- Born: Batoyun Uranchimeg June 23, 1973 (age 52) Ulaanbaatar, Mongolia

Team
- Curling club: Chaska CC, Chaska, MN
- World Wheelchair Championship appearances: 3 (2021, 2024, 2025)
- Paralympic appearances: 2 (2022, 2026)

= Oyuna Uranchimeg =

American wheelchair curler

Batoyun "Oyuna" Uranchimeg (born June 23, 1973) is an American wheelchair curler and administrative assistant at the University of St. Thomas.

==Early life==
Uranchimeg was born in Ulaanbaatar, Mongolia. She was born and raised in Mongolia before visiting a friend in Minnesota in 2000. During her stay, she got into a car accident and became paralyzed from the waist down.

==Career==
Following her accident, Uranchimeg became an Emerging Media Department's administrative assistant at the University of St.
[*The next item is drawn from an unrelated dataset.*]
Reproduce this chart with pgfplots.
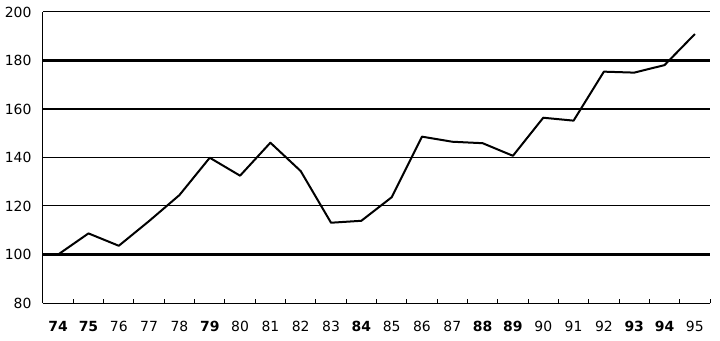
\documentclass[border=0pt]{standalone}
\usepackage{fontspec}
\setmainfont{DejaVu Sans}
\usepackage{pgfplots}
\pgfplotsset{compat=1.18}
\begin{document}
\begin{tikzpicture}
\begin{axis}[
  at={(0,0)}, anchor=south west,
  scale only axis,
  width=667bp, height=291bp,
  xmin=0, xmax=22, ymin=80, ymax=200,
  axis x line*=bottom, axis y line*=left,
  axis line style={line width=1bp, black},
  xtick={0.5,1.5,...,21.5},
  xticklabels={\textbf{74},\textbf{75},76,77,78,\textbf{79},80,81,82,83,\textbf{84},85,86,87,\textbf{88},\textbf{89},90,91,92,\textbf{93},\textbf{94},95},
  major x tick style={draw=none},
  minor xtick={1,2,...,22},
  minor x tick style={line width=1bp, black},
  minor tick length=4bp,
  xtick align=inside,
  ytick={80,100,...,200},
  major y tick style={draw=none},
  ymajorgrids,
  major grid style={line width=1bp, black},
  extra y ticks={100,160,180},
  extra y tick labels={},
  extra y tick style={major grid style={line width=2.2bp, black}, major tick length=0pt},
  /pgf/number format/assume math mode=true,
  tick label style={font=\fontsize{14}{16}\selectfont, black},
  xticklabel style={yshift=-15bp},
  yticklabel style={xshift=-8bp},
  clip=false,
]
\addplot[black, line width=2bp, line join=round] table {
x y
0.5 100
1.5 108.7
2.5 103.6
3.5 113.8
4.5 124.5
5.5 139.9
6.5 132.5
7.5 146.1
8.5 134.4
9.5 113.1
10.5 113.9
11.5 123.6
12.5 148.6
13.5 146.5
14.5 145.9
15.5 140.7
16.5 156.4
17.5 155.2
18.5 175.4
19.5 175.0
20.5 178.1
21.5 190.9
};
\end{axis}
\pgfresetboundingbox
\path[use as bounding box] (-43bp,-38bp) rectangle (677bp,303bp);
\end{tikzpicture}
\end{document}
Thomas. She took up wheelchair curling in 2016 and became a member of the Four Seasons and Dakota Curling Club. While attending one the national team's training camps, Uranchimeg met Rusty Scheiber, the assistant coach of the national team, who encouraged her to pursue the sport. She joined the United States National Curling team in 2018 after successfully passing the pretrials.

In 2021, Uranchimeg helped the United States National Curling team win a gold medal at the World Wheelchair-B Curling Championship. Following this, Uranchimeg made her Paralympics debut at the 2022 Winter Paralympics.